A great friend from back in the day has just passed and left with him a legacy.

AlexJWhen I was growing up, I was a stupid kid.  I was raised on cartoons, played with sticks and rode my bike like it was the only thing that mattered.  I wasn’t exposed to a lot of smart kids (except my friend Adam), and so I was always gravitating towards the ones that had it together.  I looked to them like they had a special power that I could only dream about.  The one person that I looked to the most growing up was a boy called Alex Johnson, and we just lost him this weekend.

Alex was the smartest kid that I knew.  He had a microscope, he had space shuttle diagrams on his walls, he had the smart kid Legos, and he was as bright as they came.  In 1985 he had a computer, his own computer that he didn’t have to share with the school and he knew how to use it like it was second nature. I looked up to him, not because he was a couple months older than me, but because he knew what to do with that thing he had between his ears – and he did a ton with it.

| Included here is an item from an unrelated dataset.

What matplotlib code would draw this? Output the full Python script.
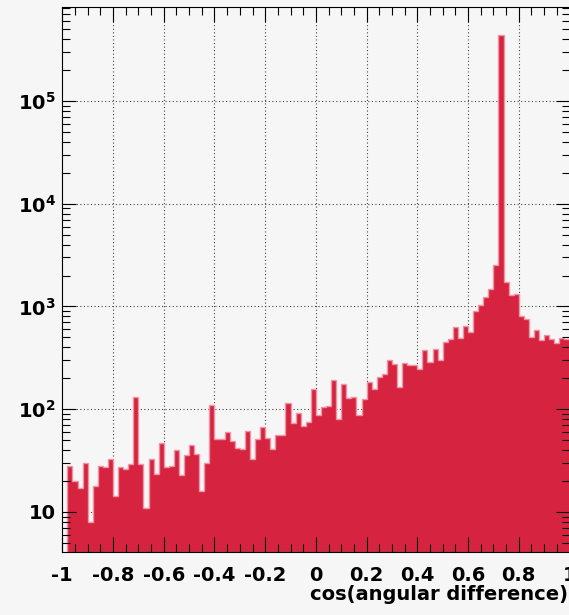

Our moms were friends from back in the day, so I was lucky enough to have grown up with Alex since the beginning.  We spent the summers camping and he kept me up to date on the toys that were cool and had no problem sharing those with me.  He had this blonde hair and an air about him that made you feel like someone who knew what in the hell was going on.  We had the same interests, but somehow he always knew how to articulate his own and made you want to be a part of it, from Pac-Man to Gi-Joe.

The summer between fifth and sixth grade, I was lucky enough to be able to stay with Alex and his family.  Our two families had always gone camping together, but for some reason this summer was more special than the rest.  We had this place in town (Hoquiam, WA) called Harbor Electronics and his mom gave us carte blanche over the entire store.  I was suddenly allowed access to all of the films that life had kept from me.  Suddenly the phrase “Rated R” meant nothing and I was going to be able to watch all of the films that prior to this magical week had only existed as images on a video store wall.

The big three films that we were able to rent that week were  Predator, Robocop, and Aliens.  I was losing my mind over this unspeakable endeavor, but Alex was unphased and cool as he always was.  I couldn’t wait for the chance to watch these movies and life was finally going to give that chance to me, one afternoon at a time, but Alex treated it like it was just another walk in the R-rated park.

As could be expected, Alex didn’t quite seem to share my enthusiasm.  I was living in some dream while Alex was just making his friend happy.  That week, we watched three of the most influential science fiction films of the late twentieth century and Alex took it all in stride  – thus solidifying him as the coolest dude I had ever known.  We played, pretended, and imagined all of the possibilites, from using giant downed branches as gatling guns to freaking each other out over the fact that the Predator alien could actually be real.

It was an amazing summer and one that would go on to shape the cinephile that I would eventually become.  I never forgot what that summer did for me, and typing this now feels like something from Stand By Me, but it’s the truth and something that makes me weep, just like the aforementioned film.

Which, coincidentally I watched at Alex’s house.

After twenty some years, I didn’t see much of Alex.  Our paths veered and we drifted apart, but that summer and those movies propelled me towards more influential films and comics that would create a backbone for me and how I viewed cinema.  The young man called Alex Johnson influenced me more than he would ever know and now I don’t have a chance to share that with him.

I tend to get down on myself and say/think some pretty stupid stuff, but I’m still here.  Alex should be here, but he didn’t make it to the chopper for some reason and for that I will be forever at a loss.  He was a smart and kind gentle giant that wanted nothing more than to laugh and make those that loved him happy.  But I figure, it doesn’t matter how much you see someone in your life to have them leave an effect on you, it’s just the fact that you were lucky enough to have them in your life that makes it all count.

Thanks for the life that you shared Alex, I will never EVER forget it.

Although I hadn’t seen him in almost twenty years, I know I’ll miss him forever.